Juráňová, cependant, fait à peine allusion à la possibilité qu’Ilona ait pu vouloir une autre activité que d’être l’épouse et la gardienne du célèbre poète, et ce n’est pas le thème central du livre. Nous sommes obligés de compter avec une femme de son temps, qui a accepté les limites qui lui étaient imposées et en a tiré le meilleur parti, et qui n’était pas plus mécontente que les autres des aléas de la fin de sa vie.
Je me demande parfois si la chose la plus difficile à accepter pour les femmes d’aujourd’hui, c’est combien nos aïeules se sont accommodées de si peu de choses et ont, de ce fait, si peu protesté. Juráňová se demande apparemment cela aussi, et d’une manière artistique subtile elle nous demande simplement d’accepter ces femmes pour ce qu’elles étaient au lieu de mettre en scène une confrontation moralisatrice.
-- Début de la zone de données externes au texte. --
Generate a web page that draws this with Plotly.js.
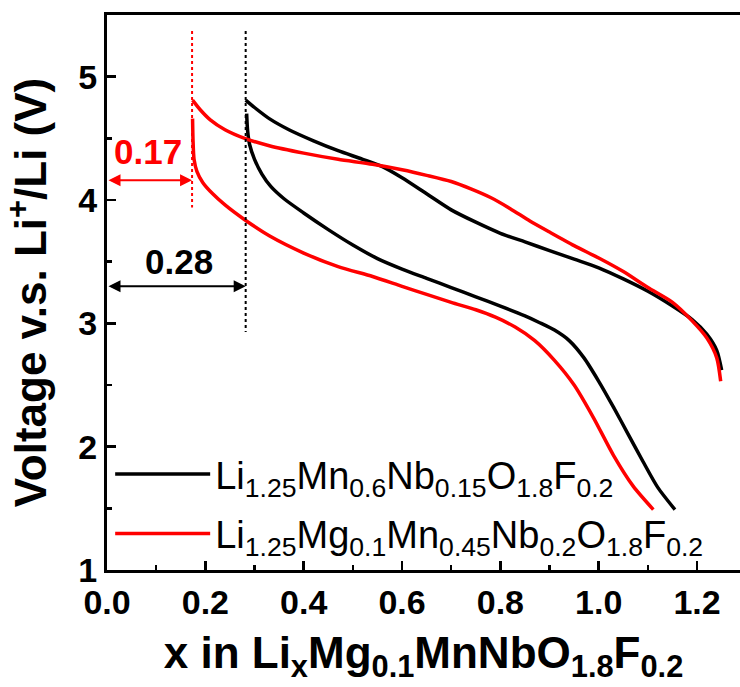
<!DOCTYPE html>
<html>
<head>
<meta charset="utf-8">
<script src="https://cdn.plot.ly/plotly-3.0.1.min.js"></script>
<style>html,body{margin:0;padding:0;background:#fff;overflow:hidden;}</style>
</head>
<body>
<div id="chart" style="width:740px;height:687px;"></div>
<script>
// Sample names
const seriesNames = [
  'Li<sub>1.25</sub>Mn<sub>0.6</sub>Nb<sub>0.15</sub>O<sub>1.8</sub>F<sub>0.2</sub>',
  'Li<sub>1.25</sub>Mg<sub>0.1</sub>Mn<sub>0.45</sub>Nb<sub>0.2</sub>O<sub>1.8</sub>F<sub>0.2</sub>'
];

// Black sample: charge branch (upper) and discharge branch (lower)
const blackChargeX = [0.282, 0.300, 0.330, 0.370, 0.420, 0.470, 0.520, 0.560, 0.600, 0.650, 0.700, 0.750, 0.800, 0.850, 0.900, 0.950, 1.000, 1.050, 1.100, 1.150, 1.190, 1.220, 1.240, 1.250];
const blackChargeV = [4.81, 4.75, 4.66, 4.57, 4.48, 4.40, 4.33, 4.27, 4.18, 4.05, 3.92, 3.82, 3.73, 3.66, 3.59, 3.52, 3.45, 3.36, 3.26, 3.14, 3.03, 2.91, 2.78, 2.62];
const blackDischargeX = [0.284, 0.286, 0.290, 0.300, 0.315, 0.333, 0.360, 0.400, 0.450, 0.500, 0.550, 0.600, 0.650, 0.700, 0.750, 0.800, 0.850, 0.880, 0.910, 0.940, 0.970, 1.000, 1.030, 1.060, 1.090, 1.120, 1.155];
const blackDischargeV = [4.70, 4.56, 4.45, 4.33, 4.21, 4.11, 4.01, 3.895, 3.76, 3.635, 3.525, 3.44, 3.365, 3.29, 3.215, 3.14, 3.06, 3.005, 2.945, 2.86, 2.72, 2.53, 2.32, 2.10, 1.88, 1.67, 1.49];

// Red sample: charge branch (upper) and discharge branch (lower)
const redChargeX = [0.174, 0.190, 0.210, 0.240, 0.280, 0.330, 0.400, 0.470, 0.540, 0.600, 0.650, 0.700, 0.740, 0.780, 0.820, 0.860, 0.900, 0.950, 1.000, 1.050, 1.100, 1.150, 1.190, 1.220, 1.240, 1.248];
const redChargeV = [4.81, 4.73, 4.65, 4.57, 4.50, 4.44, 4.38, 4.33, 4.29, 4.245, 4.20, 4.15, 4.09, 4.02, 3.93, 3.83, 3.74, 3.63, 3.53, 3.42, 3.29, 3.17, 3.02, 2.88, 2.72, 2.53];
const redDischargeX = [0.174, 0.175, 0.177, 0.183, 0.195, 0.215, 0.240, 0.280, 0.330, 0.400, 0.470, 0.540, 0.600, 0.650, 0.700, 0.750, 0.790, 0.830, 0.870, 0.910, 0.950, 0.990, 1.030, 1.070, 1.111];
const redDischargeV = [4.66, 4.48, 4.33, 4.23, 4.14, 4.05, 3.96, 3.84, 3.71, 3.57, 3.46, 3.38, 3.30, 3.235, 3.17, 3.11, 3.05, 2.97, 2.86, 2.70, 2.50, 2.23, 1.93, 1.68, 1.49];

// Initial Li extraction markers
const markerX = [0.173, 0.282];
const markerLabels = ['0.17', '0.28'];
const markerTopV = [5.37, 5.37];
const markerBottomV = [3.94, 2.93];
const arrowV = [4.16, 3.30];
const colors = ['#000000', '#ff0000'];

// Tick settings
const xTickStep = 0.2, yTickStep = 1;

const traces = [
  {
    x: blackChargeX.concat([null], blackDischargeX),
    y: blackChargeV.concat([null], blackDischargeV),
    mode: 'lines', name: seriesNames[0],
    line: {color: colors[0], width: 3.5, shape: 'spline', smoothing: 0.7},
    legendgroup: 'a'
  },
  {
    x: redChargeX.concat([null], redDischargeX),
    y: redChargeV.concat([null], redDischargeV),
    mode: 'lines', name: seriesNames[1],
    line: {color: colors[1], width: 3.5, shape: 'spline', smoothing: 0.7},
    legendgroup: 'b'
  },
  {
    x: [markerX[0], markerX[0]], y: [markerTopV[0], markerBottomV[0]],
    mode: 'lines', showlegend: false, hoverinfo: 'skip',
    line: {color: colors[1], width: 2, dash: 'dot'}
  },
  {
    x: [markerX[1], markerX[1]], y: [markerTopV[1], markerBottomV[1]],
    mode: 'lines', showlegend: false, hoverinfo: 'skip',
    line: {color: colors[0], width: 2, dash: 'dot'}
  }
];

const boldFont = {family: 'Liberation Sans, Arial, sans-serif', weight: 'bold', color: '#000'};

const annotations = [
  {x: markerX[0], y: arrowV[0], ax: 0, ay: arrowV[0], axref: 'x', ayref: 'y', xref: 'x', yref: 'y',
   text: '', showarrow: true, arrowside: 'end+start', arrowhead: 2, startarrowhead: 2,
   arrowwidth: 2, arrowsize: 1.2, startarrowsize: 1.2, arrowcolor: colors[1], standoff: 0, startstandoff: 0},
  {x: markerX[1], y: arrowV[1], ax: 0, ay: arrowV[1], axref: 'x', ayref: 'y', xref: 'x', yref: 'y',
   text: '', showarrow: true, arrowside: 'end+start', arrowhead: 2, startarrowhead: 2,
   arrowwidth: 2, arrowsize: 1.2, startarrowsize: 1.2, arrowcolor: colors[0], standoff: 0, startstandoff: 0},
  {x: 0.083, y: 4.39, xref: 'x', yref: 'y', text: markerLabels[0], showarrow: false,
   font: Object.assign({}, boldFont, {size: 35, color: colors[1]})},
  {x: 0.146, y: 3.50, xref: 'x', yref: 'y', text: markerLabels[1], showarrow: false,
   font: Object.assign({}, boldFont, {size: 35, color: colors[0]})}
];

const layout = {
  width: 740, height: 687,
  margin: {l: 107, r: 0, t: 15, b: 117, pad: 0},
  paper_bgcolor: '#fff', plot_bgcolor: '#fff',
  showlegend: true,
  legend: {
    x: 0.005, y: 0.229, xanchor: 'left', yanchor: 'top',
    bgcolor: 'rgba(0,0,0,0)', borderwidth: 0,
    font: {family: 'Liberation Sans, Arial, sans-serif', size: 38, color: '#000'},
    itemwidth: 95, tracegroupgap: 7
  },
  xaxis: {
    range: [0, 1.2873], autorange: false,
    dtick: xTickStep, tick0: 0, tickformat: '.1f',
    ticks: 'inside', ticklen: 9, tickwidth: 2.5, tickcolor: '#000',
    minor: {ticks: 'inside', ticklen: 5, tickwidth: 2.5, dtick: xTickStep / 2, tick0: 0, tickcolor: '#000', showgrid: false},
    showline: true, linewidth: 3, linecolor: '#000', mirror: true,
    showgrid: false, zeroline: false,
    tickfont: Object.assign({}, boldFont, {size: 34}),
    title: {text: 'x in Li<sub>x</sub>Mg<sub>0.1</sub>MnNbO<sub>1.8</sub>F<sub>0.2</sub>',
            font: Object.assign({}, boldFont, {size: 44}), standoff: 18},
    automargin: false
  },
  yaxis: {
    range: [1, 5.5], autorange: false,
    dtick: yTickStep, tick0: 1, tickformat: 'd',
    ticks: 'inside', ticklen: 9, tickwidth: 2.5, tickcolor: '#000',
    minor: {ticks: 'inside', ticklen: 5, tickwidth: 2.5, dtick: yTickStep / 2, tick0: 1, tickcolor: '#000', showgrid: false},
    showline: true, linewidth: 3, linecolor: '#000', mirror: false,
    showgrid: false, zeroline: false,
    tickfont: Object.assign({}, boldFont, {size: 34}),
    title: {text: 'Voltage v.s. Li<sup>+</sup>/Li (V)',
            font: Object.assign({}, boldFont, {size: 44}), standoff: 20},
    automargin: false
  },
  annotations: annotations
};

Plotly.newPlot('chart', traces, layout, {displayModeBar: false, staticPlot: true});
</script>
</body>
</html>
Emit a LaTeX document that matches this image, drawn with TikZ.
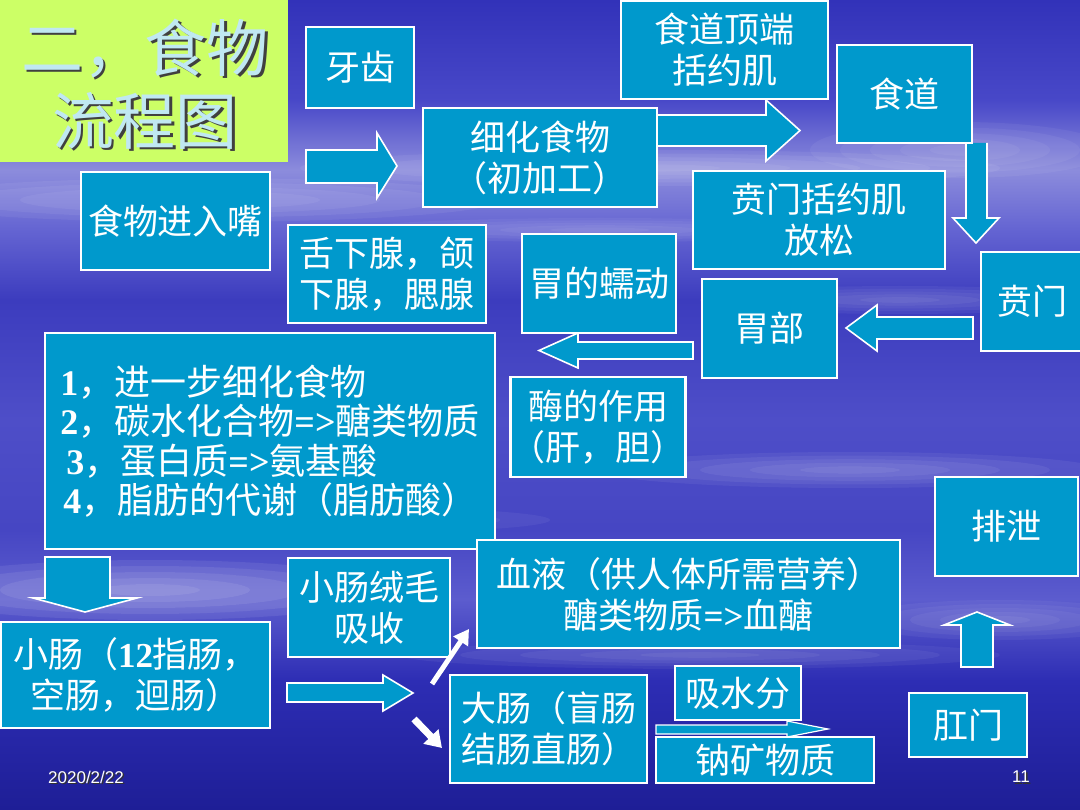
\documentclass[tikz,border=0pt]{standalone}
\usepackage{fontspec}
\setmainfont{Noto Sans CJK SC}
\newfontfamily\lat{Liberation Serif}
\newfontfamily\arial{Liberation Sans}
\usetikzlibrary{arrows.meta}
\definecolor{boxblue}{RGB}{0,153,204}
\definecolor{titlebg}{RGB}{204,255,102}
\definecolor{titletxt}{RGB}{192,232,242}
\definecolor{bgA}{RGB}{30,30,150}
\definecolor{bgB}{RGB}{45,45,180}
\definecolor{bgC}{RGB}{92,92,206}
\definecolor{bgD}{RGB}{70,70,195}
\definecolor{bgE}{RGB}{78,78,200}
\definecolor{bgF}{RGB}{60,60,190}
\definecolor{bgG}{RGB}{100,100,210}
\definecolor{bgH}{RGB}{140,140,220}
\definecolor{bgI}{RGB}{72,72,200}
\definecolor{bgJ}{RGB}{50,50,185}
\pgfdeclareverticalshading{slidebg}{100bp}{color(0bp)=(bgA); color(25bp)=(bgA); color(33bp)=(bgB); color(38bp)=(bgC); color(42.3bp)=(bgD); color(49.1bp)=(bgE); color(56.5bp)=(bgF); color(60.8bp)=(bgG); color(64.5bp)=(bgH); color(68.8bp)=(bgI); color(75bp)=(bgJ); color(100bp)=(bgJ)}
\newcommand\num[1]{{\lat\bfseries #1}}
\newcommand\streak[5]{\foreach \k in {1,...,5}{\fill[white,opacity=#5] (#1,#2) ellipse ({#3*\k/5} and {#4*\k/5});}}
\tikzset{
  box/.style={draw=white, line width=2.2pt, fill=boxblue, text=white, inner sep=0pt, align=center,
    font=\fontsize{35}{41}\selectfont},
  barrow/.style={draw=white, line width=1.6pt, fill=boxblue, line join=miter},
  warrow/.style={draw=white, line cap=butt},
  titlefont/.style={font=\fontsize{62}{73}\selectfont, align=center, inner sep=0pt},
  foot/.style={font=\arial\fontsize{17}{20}\selectfont, inner sep=0pt}
}
\begin{document}
\begin{tikzpicture}[x=1pt,y=-1pt]
\useasboundingbox (0,0) rectangle (1080,810);
% background
\shade[shading=slidebg] (0,0) rectangle (1080,810);
\begin{scope}
\clip (0,0) rectangle (1080,810);
\streak{200}{200}{300}{22}{0.06}
\streak{650}{168}{350}{18}{0.06}
\streak{960}{150}{150}{28}{0.05}
\streak{900}{300}{200}{14}{0.05}
\streak{850}{470}{250}{18}{0.06}
\streak{150}{590}{250}{30}{0.08}
\streak{700}{655}{300}{14}{0.05}
\streak{300}{520}{250}{14}{0.05}
\streak{1000}{620}{150}{20}{0.05}
\streak{600}{230}{250}{12}{0.05}
\end{scope}
% title
\fill[titlebg] (0,0) rectangle (288,162);
\node[titlefont, text=black!75] (titleshadow) at (147.5,86.5) {二，食物\\流程图};
\node[titlefont, text=titletxt] (title) at (145,84) {二，食物\\流程图};
% block arrows
\draw[barrow] (306,150) -- (377,150) -- (377,133) -- (397,166) -- (377,198) -- (377,183) -- (306,183) -- cycle;
\draw[barrow] (655,115) -- (766,115) -- (766,100) -- (800,130.5) -- (766,161) -- (766,146) -- (655,146) -- cycle;
\draw[barrow] (966,143) -- (966,218) -- (953,218) -- (976,243) -- (999,218) -- (987,218) -- (987,143);
\draw[barrow] (973,317) -- (877,317) -- (877,305) -- (846,328) -- (877,351) -- (877,339) -- (973,339) -- cycle;
\draw[barrow] (693,342) -- (578,342) -- (578,333) -- (539,350.5) -- (578,368) -- (578,359) -- (693,359) -- cycle;
\draw[barrow] (45,557) -- (45,598) -- (33,598) -- (85,612) -- (137,598) -- (110,598) -- (110,557) -- cycle;
\draw[barrow] (287,683) -- (383,683) -- (383,675) -- (413,693) -- (383,711) -- (383,702) -- (287,702) -- cycle;
\draw[barrow] (961,667) -- (961,625) -- (944,625) -- (977,612) -- (1010,625) -- (993,625) -- (993,667) -- cycle;
\draw[barrow, line width=1.2pt] (656,725) -- (787,725) -- (787,721) -- (828,729) -- (787,737) -- (787,734) -- (656,734) -- cycle;
% boxes
\node[box, minimum width=108, minimum height=81] (yachi) at (360,67.5) {牙齿};
\node[box, minimum width=207, minimum height=98] (sdtd) at (724.5,50) {食道顶端\\括约肌};
\node[box, minimum width=135, minimum height=98] (shidao) at (904.5,94) {食道};
\node[box, minimum width=234, minimum height=99] (xihua) at (540,157.5) {细化食物\\（初加工）};
\node[box, minimum width=189, minimum height=98] (jinru) at (175.5,221) {食物进入嘴};
\node[box, minimum width=252, minimum height=98] (bmkyj) at (819,220) {贲门括约肌\\放松};
\node[box, minimum width=198, minimum height=98] (shexia) at (387,274) {舌下腺，颌\\下腺，腮腺};
\node[box, minimum width=154, minimum height=99] (wrd) at (599,283.5) {胃的蠕动};
\node[box, minimum width=135, minimum height=99] (weibu) at (769.5,328.5) {胃部};
\node[box, minimum width=102, minimum height=99] (benmen) at (1032,301.5) {贲门};
\node[box, minimum width=450, minimum height=216, align=left, font=\fontsize{36}{39.5}\selectfont] (big) at (270,441)
  {\num{1}，进一步细化食物\\\num{2}，碳水化合物\num{=>}醣类物质\\\hspace*{6pt}\num{3}，蛋白质\num{=>}氨基酸\\\hspace*{3pt}\num{4}，脂肪的代谢（脂肪酸）};
\node[box, minimum width=172, minimum height=100] (mei) at (598,427) {酶的作用\\（肝，胆）};
\node[box, minimum width=143, minimum height=99] (paixie) at (1006.5,526.5) {排泄};
\node[box, minimum width=162, minimum height=99] (xcrm) at (369,607.5) {小肠绒毛\\吸收};
\node[box, minimum width=423, minimum height=108] (xueye) at (688.5,594) {血液（供人体所需营养）\\醣类物质\num{=>}血醣};
\node[box, minimum width=269, minimum height=106] (xiaochang) at (135.5,675) {小肠（\num{12}指肠，\\空肠，迴肠）};
\node[box, minimum width=197, minimum height=108, align=left] (dachang) at (548.5,729) {大肠（盲肠\\结肠直肠）};
\node[box, minimum width=126, minimum height=54] (xishui) at (738,693) {吸水分};
\node[box, minimum width=218, minimum height=46] (na) at (765,760) {钠矿物质};
\node[box, minimum width=118, minimum height=64] (gangmen) at (968,725) {肛门};
% white arrows
\coordinate (ua1) at (432,684);
\coordinate (ua2) at (469,629);
\coordinate (da1) at (414,719);
\coordinate (da2) at (442,748);
\draw[warrow, line width=5pt, -{Triangle[length=15pt,width=17pt]}] (ua1) -- (ua2);
\draw[warrow, line width=7pt, -{Triangle[length=16pt,width=20pt]}] (da1) -- (da2);
% footer
\node[foot, text=black!80, anchor=west] (dateshadow) at (49.5,778.5) {2020/2/22};
\node[foot, text=white, anchor=west] (date) at (48,777) {2020/2/22};
\node[foot, text=black!80] (pageshadow) at (1022.5,778.5) {11};
\node[foot, text=white] (page) at (1021,777) {11};
\end{tikzpicture}
\end{document}
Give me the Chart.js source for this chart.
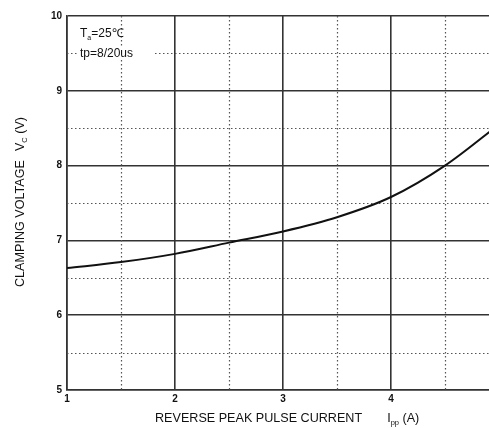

En même temps, elle nous invite à nous souvenir de femmes oubliées comme Ilona. Elle est l’arrière-arrière-arrière-grand-mère de toutes les femmes. »
La littérature féministe constitue une autre particularité. Là aussi, c’est un phénomène post-1989. Le Deuxième Sexe de Simone de Beauvoir a été traduit quelques mois après la révolution de velours. Des femmes ont saisi cela au bond comme une opportunité de réalisation personnelle. En 1993, Jana Juráňová, née en 1957 (dernier texte traduit, Ilona. Ma vie avec le poète, éditions Do), a cofondé la revue Aspekt, qui a fini par devenir une maison d’édition, pour sensibiliser la société aux questions des femmes et du genre. « Dès les premiers numéros de notre revue, les réactions ont été violentes. » La revue s’est trouvée ainsi confrontée à une hostilité qui dit bien l’état d’esprit d’une société majoritairement catholique, en proie à toutes les peurs (migrations, islamisme, peur de toutes les altérités).